Moving Toward a Whole-Foods Plant-Based Diet for Health

Food Nutrition

By Michael R. Prochoda, MD

What’s the best diet for overall health? We are constantly bombarded with “expert” advice on what we should be eating and what vitamins or supplements we should be taking. In this whirlwind of information and marketing, it’s very easy to become confused and discouraged about what constitutes a healthy diet.

There is little debate in the nutritional and medical literature that the current world-wide obesity epidemic is largely due to the overconsumption of calorically-dense foods. And this has led to many lifestyle-related health issues, including Type 2 diabetes, coronary artery disease, hypertension, stroke, gout, and some inflammatory diseases. Our modern diets are disabling us and shortening our lives.

Fortunately, the solution is rather simple, but not necessarily easy. A return to a more natural, whole-foods, plant-based diet is what’s required. This may sound like a tough-sell and difficult to maintain, but once you choose this path, it becomes easier over time. Your tastes will adjust rather quickly once you make a definitive change in your diet.

Moving towards a whole-foods plant-based diet, means increasing the consumption of nutritionally-dense fruits, whole-grains, nuts, seeds, tubers, and vegetables; and decreasing the consumption of calorically-dense foods (sugars, processed starches, oils and fats, fatty meats, and most dairy).

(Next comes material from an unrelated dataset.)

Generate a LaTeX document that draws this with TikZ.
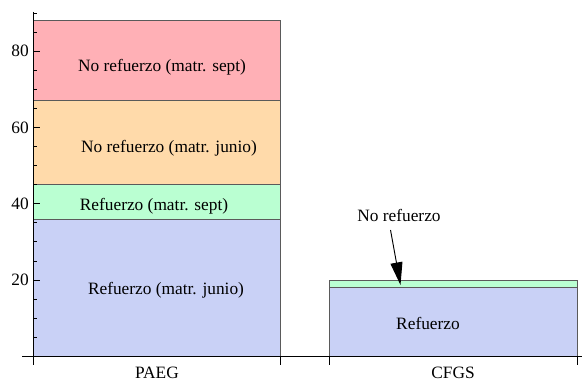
\documentclass[tikz,border=0pt]{standalone}
\usepackage{fontspec}
\setmainfont{Liberation Serif}
\usetikzlibrary{arrows.meta}
\definecolor{cpink}{RGB}{255,176,182}
\definecolor{corange}{RGB}{255,218,170}
\definecolor{cgreen}{RGB}{186,255,210}
\definecolor{cblue}{RGB}{201,209,246}
\definecolor{cedge}{RGB}{90,90,90}
\tikzset{
  seg/.style={draw=cedge, line width=0.7pt},
  axisline/.style={draw=black, line width=0.75pt},
  lbl/.style={font=\fontsize{13}{15}\selectfont, inner sep=0pt},
  ticklbl/.style={font=\fontsize{13}{15}\selectfont, inner sep=0pt, anchor=east},
  pointer/.style={draw=black, line width=0.7pt, -{Triangle[length=17pt,width=9pt]}}
}
\begin{document}
\begin{tikzpicture}[x=0.75pt,y=-0.75pt]
\useasboundingbox (0,0) rectangle (582,381);
% PAEG bar
\path[seg, fill=cblue]   (33,356.3) rectangle (280,219.0);
\path[seg, fill=cgreen]  (33,219.0) rectangle (280,184.6);
\path[seg, fill=corange] (33,184.6) rectangle (280,100.7);
\path[seg, fill=cpink]   (33,100.7) rectangle (280,20.6);
% CFGS bar
\path[seg, fill=cblue]   (329.5,356.3) rectangle (577,287.6);
\path[seg, fill=cgreen]  (329.5,287.6) rectangle (577,280.0);
% axes
\draw[axisline] (33,12) -- (33,356.3);
\draw[axisline] (22,356.3) -- (582,356.3);
% y ticks
\foreach \v in {5,10,15,25,30,35,45,50,55,65,70,75,85,90}
  \draw[black, line width=0.6pt] (33,{356.3-3.815*\v}) -- (37,{356.3-3.815*\v});
\foreach \v in {20,40,60,80}{
  \draw[black, line width=0.6pt] (33,{356.3-3.815*\v}) -- (40,{356.3-3.815*\v});
  \node[ticklbl] (t\v) at (29,{356.3-3.815*\v}) {\v};
}
% x ticks
\foreach \xx in {33,280,329.5,577}
  \draw[black, line width=0.75pt] (\xx,356.3) -- (\xx,365);
% category labels
\node[lbl] (paeg) at (157,373) {PAEG};
\node[lbl] (cfgs) at (453,373) {CFGS};
% segment labels
\node[lbl] (nrs) at (162,67) {No refuerzo (matr. sept)};
\node[lbl] (nrj) at (169,148) {No refuerzo (matr. junio)};
\node[lbl] (rs)  at (154,206) {Refuerzo (matr. sept)};
\node[lbl] (rj)  at (166,290) {Refuerzo (matr. junio)};
\node[lbl] (rc)  at (428,323) {Refuerzo};
\node[lbl] (nrc) at (399,215) {No refuerzo};
% pointer
\coordinate (astart) at (390.5,230);
\coordinate (atip) at (400.5,285);
\draw[pointer] (astart) -- (atip);
\end{tikzpicture}
\end{document}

You can do this by avoiding processed foods as much as possible and preparing your own meals.

Shop wisely

At the grocery store, almost everything which is not in the produce, meat, or dairy aisle has something added to it by food scientists, in order to make it more irresistible (and less healthy). My rule is to almost exclusively shop the perimeter – the produce, meat, and dairy sections of the grocery store – where the whole foods can be found. The middle aisles are where they keep the heavily-processed items. Another tip is to make a grocery list and stick to it (except for frequently-bought foods which happen to be on sale). It is also a good idea to not grocery shop when you’re hungry.

Plan what’s on hand

If it’s not in your pantry, we won’t eat it. That’s why you won’t find any soft drinks, potato or tortilla chips, cookies, candy, or other processed snack foods in our home. I know that when I’m hungry, I’ll reach for anything available, so we keep a generous supply of a variety of fresh and dried fruits, nuts, and cut vegetables available.

I encourage you to give it a try. After only a few months you’ll be amazed at how your taste buds adapt. Snack chips will taste greasy and over-salted, and soft drinks will be sickeningly sweet. You’ll instead find the whole fruits and nuts on your countertop enticing.

Meal options

For breakfast, consider a fruit and vegetable smoothie, or steel-cut whole oats made with fruit and nuts, instead of doughnuts, bagels, or bacon and eggs. Try a big fresh salad or a sandwich made with hummus, vegetables, and greens on a whole grain bun for lunch instead of processed meats and cheese with mayo on white bread. For dinner, prepare home-made soups, stews, braises, casseroles, stir-fries, crock-pot meals, and bakes, rather than microwaving a factory-made frozen dinner.

We will often prepare two or three fresh dinners in bulk on the weekend, and then reheat them during the week when time is short. The internet has hundreds of recipe websites for people interested in cooking whole foods.

Making wise choices at restaurants is also important. I’ve been surprised by how accommodating most restaurants have been when requested to leave certain ingredients out, or when asked to prepare something in a more healthful manner. They want our return business.

Make gradual changes

To stay on course for the long haul, I suggest you make these changes slowly. Begin by no longer buying processed snack foods and soft drinks. Replace these with fresh and dried fruits, nuts, fresh cut vegetables, and home-brewed herbal teas. Then try a couple home-prepared meals per week (without meat and cheese being the main ingredients). Gradually increase the number of meals you prepare and also consider making some completely meat and dairy-free. Before you know it, you’ll be well on your way to a much healthier diet and a better future!


Michael R. Prochoda, MD

Dr. Prochoda is board certified in ophthalmology and has been seeing patients in Estes Park since 1994. He received his Doctorate in Medicine from the University of Colorado School of Medicine.